Description
Smoked Bourbon Apple Crisp is a comforting and flavorful dessert that combines tender, bourbon-infused baked apples with a crunchy oat and brown sugar topping. Prepared in a cast iron skillet and smoked or baked to perfection, this crisp offers a delightful smoky twist on the classic apple dessert, ideal for cozy gatherings or special occasions.
Ingredients
Filling
- 3 pounds apples, peeled, cored, and sliced
- 2-3 tablespoons (30-45g) bourbon or lemon juice
- 1 tablespoon (13g) pure vanilla extract
- ¼ cup (34g) all-purpose flour
- 1 tablespoon (8g) ground cinnamon
- ½ cup (110g) packed brown sugar
Topping
- 1 ½ cups (150g) old-fashioned oats
- 1 cup (136g) all-purpose flour
- 1 cup (220g) packed brown sugar
- 1 tablespoon (8g) ground cinnamon
- 1 tablespoon (13g) pure vanilla extract
- 1 cup (227g) salted butter, softened (if using unsalted butter, add ⅛ teaspoon salt)
- 1-2 tablespoons (15-30g) bourbon (optional)
Instructions
- Prepare Equipment and Pan: Preheat your smoker or oven to 350°F (175°C). Grease a 12-inch cast iron skillet or pie pan thoroughly with butter and set aside to prevent sticking.
- Prepare Apples: Peel, core, and slice the apples into ⅛-inch slices. To prevent browning, squeeze lemon juice on the slices if needed, then discard it before mixing. Combine the sliced apples with bourbon (or lemon juice), vanilla extract, flour, cinnamon, and brown sugar in a bowl, ensuring even coating.

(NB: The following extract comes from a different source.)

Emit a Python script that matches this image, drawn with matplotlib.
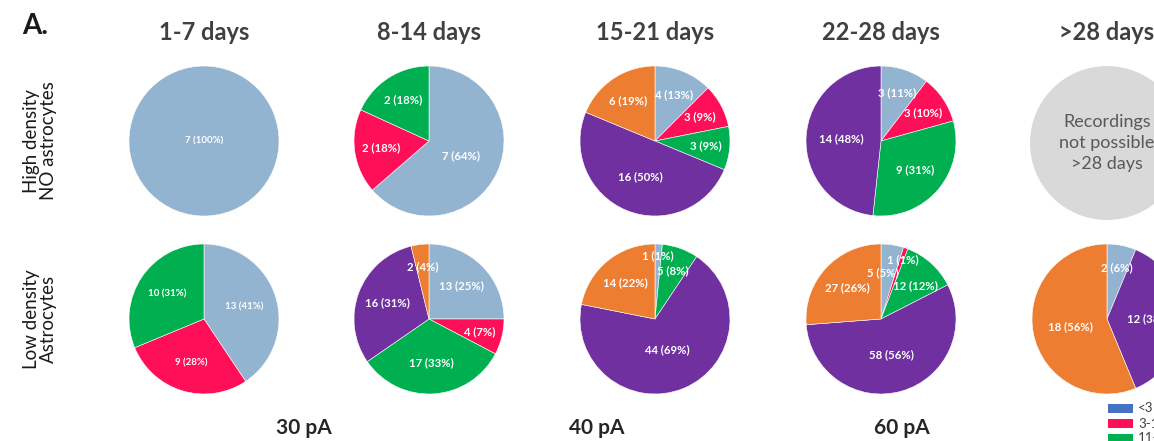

- Make the Topping: In a large bowl, whisk together the old-fashioned oats, flour, brown sugar, and cinnamon. In a separate small bowl, blend softened butter, bourbon (if using), and vanilla extract. Add the butter mixture to the dry ingredients and mix by hand or with a hand mixer until crumbly pieces form.
- Assemble the Crisp: Pour the apple filling evenly into the prepared skillet. Gently crumble the topping over the filling evenly, making sure to cover all edges without pressing down.
- Bake: Place the skillet in the smoker or oven and bake for 45-50 minutes, until the apple filling bubbles visibly and the topping turns a deep golden brown. Monitor carefully as the topping’s color may be deceptive due to its brown sugar content. If browning too quickly, reduce the temperature slightly or tent with foil (note that tenting reduces smoke absorption).
- Cool and Serve: Allow the apple crisp to cool for at least 30 minutes before serving. Best enjoyed warm with vanilla ice cream or fresh whipped cream.
- Storage and Reheating: Store leftovers covered in the refrigerator for 3-5 days. Reheat in the oven or on the grill at 350°F for 10-15 minutes before serving.
Notes
- The recipe is designed for a 12-inch cast iron skillet; if using smaller pans, reduce the apple quantity or divide the mixture.
- If apples brown during preparation, lemon juice can be used to prevent discoloration but must be discarded before mixing the other filling ingredients to maintain flavor balance.
- Using a smoker adds a rich, smoky flavor but the crisp can be baked in a conventional oven as well.
- Tenting with foil while baking protects the topping from over-browning but reduces smoke infusion.
- For a non-alcoholic version, substitute bourbon with extra lemon juice.
- Butter should be softened to ensure easy mixing with dry ingredients for the topping.